Domingo de Resurrección (Jn 20,1-10)

Por  Antonio Escobedo C.M.

Era muy de mañana durante el primer día de la semana cuando María Magdalena llega al sepulcro y encuentra la piedra removida pero sin el cuerpo de Jesús. Su primer reacción es correr para dar la noticia a Pedro y al otro discípulo, al que Jesús amaba. La escena tiene gran velocidad. Fijémonos en la reacción de estos dos ante las palabras de María: en cuanto escuchan la noticia corren al instante, no se entretienen preguntando detalles, prácticamente no hubo tiempo intermedio entre el anuncio y su salida. La situación es urgente, por eso la reacción inmediata. ¡Todos corren!

El discípulo amado llega primero al sepulcro; pero sorprendentemente no entra. El Evangelista detalla que el discípulo amado se queda viendo las envolturas de lino que estaban en el interior del sepulcro y con las que había sido envuelto el cuerpo de Jesús, asombrosamente están en su lugar, parecen intactas, pero el cuerpo no está.

Después llega Pedro que entra al sepulcro de inmediato. Vio lo mismo que había visto el otro discípulo, es decir, las envolturas en el lugar donde habían sido colocadas, pero también ve algo que, al parecer, no se podía percibir desde el exterior: el sudario con el que había sido cubierta la cabeza de Jesús está doblado y colocado en un lugar separado del resto de las vestiduras. ¿Qué sucedió? Habrá pensado que alguien entró para robar como frecuentemente hacían los ladrones, pero esta posibilidad y la posibilidad del secuestro del cuerpo quedan descartadas por el orden excesivo que prevalece: al final de una escena de robo lo que predomina es caos. ¡Ningún ladrón se detendría a colocar las vestiduras en el lugar donde estaban ni mucho menos perdería tiempo doblando el sudario!

Después, de que Pedro ha entrado en el sepulcro, el discípulo amado toma valor. Una vez dentro analiza lo que ve y cree. ¿Vio algo que Pedro no vio y que le permitió creer? Parece que no, más bien, el discípulo tiene una visión que le permite ver cosas divinas, pues lo fundamental no está en lo que se ve sino en la manera cómo se ve. A pesar de que han visto lo mismo las conclusiones a las que llegan son diferentes: la manera como ha visto el discípulo amado le permite dar un paso en la fe que le posibilita creer. El problema no eran los lienzos sino la manera cómo los han visto. ¿Qué nos falta para poder ver las cosas del Señor?
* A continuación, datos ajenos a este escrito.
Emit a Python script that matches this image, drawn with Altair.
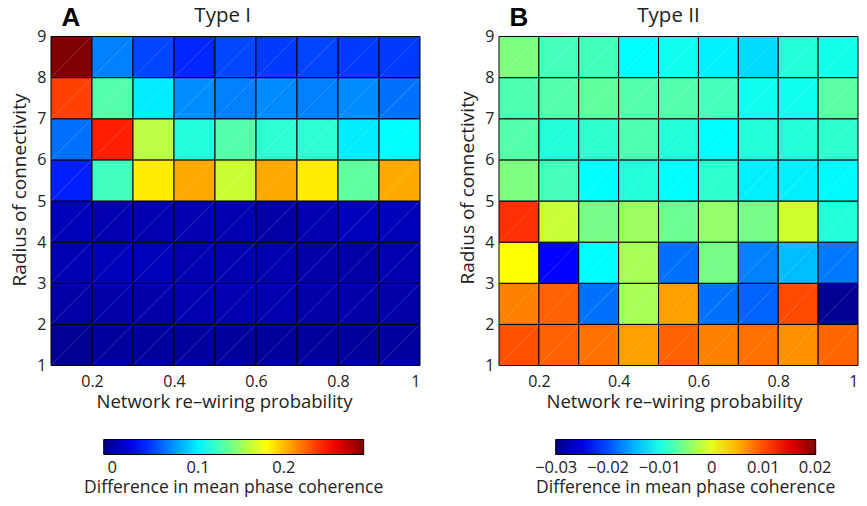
import altair as alt
import pandas as pd

# ---------------- data ----------------
prob_lo = [0.1, 0.2, 0.3, 0.4, 0.5, 0.6, 0.7, 0.8, 0.9]
prob_hi = [0.2, 0.3, 0.4, 0.5, 0.6, 0.7, 0.8, 0.9, 1.0]
radius_lo = [1, 2, 3, 4, 5, 6, 7, 8]
radius_hi = [2, 3, 4, 5, 6, 7, 8, 9]

# rows from radius 1-2 (bottom) to 8-9 (top); columns p = 0.1 ... 0.9
type1 = [
    [-0.004, -0.002, -0.002, -0.002, -0.002, -0.002, -0.002, -0.002, -0.001],
    [0.001, 0.002, 0.002, 0.004, 0.004, 0.004, 0.002, 0.002, 0.002],
    [0.005, 0.007, 0.007, 0.004, 0.004, 0.004, 0.002, 0.001, 0.004],
    [0.007, 0.004, 0.004, 0.004, 0.004, 0.001, 0.004, 0.008, 0.007],
    [0.037, 0.123, 0.185, 0.205, 0.164, 0.205, 0.185, 0.132, 0.205],
    [0.061, 0.246, 0.159, 0.114, 0.129, 0.117, 0.117, 0.098, 0.104],
    [0.236, 0.129, 0.098, 0.070, 0.066, 0.069, 0.066, 0.069, 0.061],
    [0.293, 0.066, 0.048, 0.039, 0.049, 0.045, 0.048, 0.045, 0.045],
]
type2 = [
    [0.0099, 0.0090, 0.0083, 0.0060, 0.0090, 0.0075, 0.0083, 0.0067, 0.0088],
    [0.0075, 0.0090, -0.0183, -0.0030, 0.0060, -0.0183, -0.0190, 0.0103, -0.0292],
    [0.0013, -0.0238, -0.0113, -0.0030, -0.0183, -0.0055, -0.0175, -0.0145, -0.0179],
    [0.0115, -0.0015, -0.0055, -0.0035, -0.0060, -0.0040, -0.0055, -0.0010, -0.0095],
    [-0.0050, -0.0079, -0.0113, -0.0095, -0.0113, -0.0090, -0.0120, -0.0120, -0.0115],
    [-0.0071, -0.0095, -0.0090, -0.0075, -0.0095, -0.0113, -0.0095, -0.0095, -0.0090],
    [-0.0075, -0.0071, -0.0065, -0.0071, -0.0071, -0.0079, -0.0105, -0.0105, -0.0068],
    [-0.0050, -0.0079, -0.0080, -0.0113, -0.0105, -0.0120, -0.0130, -0.0095, -0.0103],
]
domain1 = [-0.010, 0.293]
domain2 = [-0.0301, 0.0201]
ticks1 = [0, 0.1, 0.2]
ticks2 = [-0.03, -0.02, -0.01, 0, 0.01, 0.02]
x_ticks = [0.2, 0.4, 0.6, 0.8, 1.0]
y_ticks = [1, 2, 3, 4, 5, 6, 7, 8, 9]

# ---------------- styling ----------------
FONT = "Open Sans"
TXT = "#222222"
JET_POS = [0.0, 0.125, 0.375, 0.625, 0.875, 1.0]
JET = ["#00007f", "#0000ff", "#00ffff", "#ffff00", "#ff0000", "#7f0000"]
PLOT_H = 329


def make_df(vals):
    rows = []
    for j, row in enumerate(vals):
        for i, v in enumerate(row):
            rows.append({"x0": prob_lo[i], "x1": prob_hi[i],
                         "y0": radius_lo[j], "y1": radius_hi[j], "v": v})
    return pd.DataFrame(rows)


def panel(vals, domain, legend_vals, letter, title, title_x, width,
          xtitle_x, ytitle_y, legend_x):
    df = make_df(vals)
    stops = [domain[0] + f * (domain[1] - domain[0]) for f in JET_POS]
    base = alt.Chart(df)
    xs = alt.Scale(domain=[0.1, 1.0], nice=False, zero=False)
    ys = alt.Scale(domain=[1, 9], nice=False, zero=False)
    rect = base.mark_rect(stroke="black", strokeWidth=1).encode(
        x=alt.X("x0:Q", scale=xs,
                axis=alt.Axis(values=x_ticks, format="~g",
                              title="Network re\u2013wiring probability",
                              titleFontSize=18.5,
                              titleX=xtitle_x, labelPadding=8, titlePadding=3)),
        x2="x1:Q",
        y=alt.Y("y0:Q", scale=ys,
                axis=alt.Axis(values=y_ticks, format="~g",
                              title="Radius of connectivity",
                              titleY=ytitle_y, labelPadding=5, titlePadding=7)),
        y2="y1:Q",
        color=alt.Color(
            "v:Q",
            scale=alt.Scale(domain=stops, range=JET, interpolate="rgb"),
            legend=alt.Legend(
                orient="none", legendX=legend_x, legendY=403,
                direction="horizontal", gradientLength=260,
                gradientThickness=15, gradientStrokeColor="black",
                gradientStrokeWidth=1, values=legend_vals, format="~g",
                labelFont=FONT, labelFontSize=16.5, labelColor=TXT,
                labelOverlap=False, labelOffset=5,
                title="Difference in mean phase coherence", titleLimit=0,
                titleOrient="bottom", titleAnchor="middle",
                titleFont=FONT, titleFontSize=17.5, titleFontWeight="normal",
                titleColor=TXT, titlePadding=2,
            ),
        ),
    )
    diag = base.mark_rule(color="white", opacity=0.3, strokeWidth=0.6).encode(
        x="x0:Q", y="y0:Q", x2="x1:Q", y2="y1:Q"
    )
    lab = alt.Chart(alt.Data(values=[{"t": letter}])).mark_text(
        font="Liberation Sans", fontWeight="bold", fontSize=26,
        color="black", align="center", baseline="alphabetic"
    ).encode(text="t:N", x=alt.value(20), y=alt.value(-11))
    ttl = alt.Chart(alt.Data(values=[{"t": title}])).mark_text(
        font=FONT, fontSize=20.5, color=TXT, align="center",
        baseline="alphabetic"
    ).encode(text="t:N", x=alt.value(title_x), y=alt.value(-15))
    return alt.layer(rect, diag, lab, ttl).properties(width=width, height=PLOT_H)


pA = panel(type1, domain1, ticks1, "A", "Type I", 171.7, 369, 173, 153, 32.7)
pB = panel(type2, domain2, ticks2, "B", "Type II", 169.5, 359, 175, 151, 36.7)

chart = (
    alt.hconcat(pA, pB, spacing=37)
    .resolve_scale(color="independent", x="independent", y="independent")
    .resolve_legend(color="independent")
    .properties(padding={"left": 2, "top": -3.5, "right": 0, "bottom": 0})
    .configure_view(stroke=None)
    .configure_axis(domain=False, ticks=False, grid=False,
                    labelFont=FONT, labelFontSize=16, labelColor=TXT,
                    titleFont=FONT, titleFontSize=19, titleFontWeight="normal",
                    titleColor=TXT)
)

chart.save("out.html", embed_options={"renderer": "svg", "actions": False})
Después de estas escenas el Evangelista hace un comentario que ha dejado con la boca abierta a más de alguno. Afirma que no habían entendido la Escritura, que no habían comprendido que Jesús tenía que resucitar de entre los muertos (Jn 20,9). ¡Prácticamente está diciendo que los discípulos eran unos ignorantes!
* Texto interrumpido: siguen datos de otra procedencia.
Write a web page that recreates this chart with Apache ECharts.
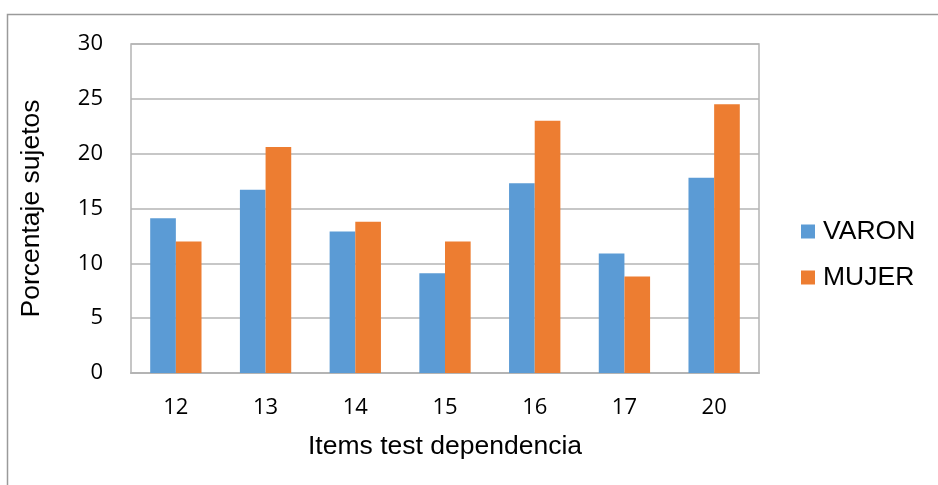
<!DOCTYPE html>
<html>
<head>
<meta charset="utf-8">
<script src="https://cdn.jsdelivr.net/npm/echarts@6/dist/echarts.min.js"></script>
<style>
  html, body { margin: 0; padding: 0; background: #fff; }
  #chart { width: 938px; height: 485px; }
</style>
</head>
<body>
<div id="chart"></div>
<script>
// datos
const items = ['12', '13', '14', '15', '16', '17', '20']
const varon = [14.1, 16.7, 12.9, 9.1, 17.3, 10.9, 17.8]
const mujer = [12.0, 20.6, 13.8, 12.0, 23.0, 8.8, 24.5]
const yTicks = { min: 0, max: 30, interval: 5 }

const chart = echarts.init(document.getElementById('chart'))

const tickFont = 'Open Sans, Noto Sans, sans-serif'
const textFont = 'Liberation Sans, Arial, sans-serif'

chart.setOption({
  animation: false,
  // marco exterior (solo borde superior e izquierdo visibles)
  graphic: [{
    type: 'polyline',
    shape: { points: [[7.5, 485], [7.5, 14.5], [938, 14.5]] },
    style: { stroke: '#9a9a9a', lineWidth: 1.5, fill: null }
  }],
  grid: {
    left: 131,
    right: 179,
    top: 44,
    bottom: 112,
    show: true,
    borderColor: '#b4b4b4',
    borderWidth: 1.5
  },
  legend: {
    orient: 'vertical',
    left: 801,
    top: 218,
    padding: 0,
    itemWidth: 14,
    itemHeight: 14,
    itemGap: 19,
    icon: 'rect',
    textStyle: { fontFamily: textFont, fontSize: 26.5, color: '#000', padding: [0, 0, 0, 3] },
    data: ['VARON', 'MUJER']
  },
  xAxis: {
    type: 'category',
    data: items,
    name: 'Items test dependencia',
    nameLocation: 'middle',
    nameGap: 60,
    nameTextStyle: { fontFamily: textFont, fontSize: 26.5, color: '#000' },
    axisLine: { lineStyle: { color: '#b4b4b4', width: 2 } },
    axisTick: { show: false },
    axisLabel: { fontFamily: tickFont, fontSize: 22, color: '#000', margin: 24 }
  },
  yAxis: {
    type: 'value',
    min: yTicks.min,
    max: yTicks.max,
    interval: yTicks.interval,
    name: 'Porcentaje sujetos',
    nameLocation: 'middle',
    nameGap: 86,
    nameTextStyle: { fontFamily: textFont, fontSize: 26.5, color: '#000' },
    axisLine: { show: false },
    axisTick: { show: false },
    axisLabel: { fontFamily: tickFont, fontSize: 22, color: '#000', margin: 28 },
    splitLine: { lineStyle: { color: '#b4b4b4', width: 1.5 } }
  },
  series: [
    {
      name: 'VARON',
      type: 'bar',
      data: varon,
      barWidth: '28.6%',
      barGap: '0%',
      itemStyle: { color: '#5B9BD5' }
    },
    {
      name: 'MUJER',
      type: 'bar',
      data: mujer,
      barWidth: '28.6%',
      barGap: '0%',
      itemStyle: { color: '#ED7D31' }
    }
  ]
})
</script>
</body>
</html>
Ciertamente, si los discípulos hubieran entendido las Escrituras estarían esperando en casa la resurrección y no hubiera sido necesario ir corriendo hasta el sepulcro para constatar que Jesús no estaba ahí, mucho menos estarían escondidos llenos de miedo. El reproche a los discípulos por su falta de capacidad para entender trae un mensaje positivo dirigido a la generación posterior de creyentes que, al leer el Evangelio, comprenderán que con la Escritura es posible creer en la resurrección. Esto es importante para nosotros que vivimos casi dos mil años después de que acontecieron estos hechos. Podemos creer en la resurrección a pesar de no haber estado presentes en el momento en que sucedió, las pruebas sensibles son secundarias cuando se han entendido las Escrituras. No necesitamos entrar al sepulcro ni ver los lienzos, no importa que la información que tengamos permanezca vaga e incompleta. Dios también habla a través de la Escritura. En ella está lo indispensable para que nuestra fe crezca y madure, de manera que todos nosotros podemos igualar la experiencia de fe de los primeros discípulos.

¿Nuestros ojos están preparados para ver a Jesús Resucitado?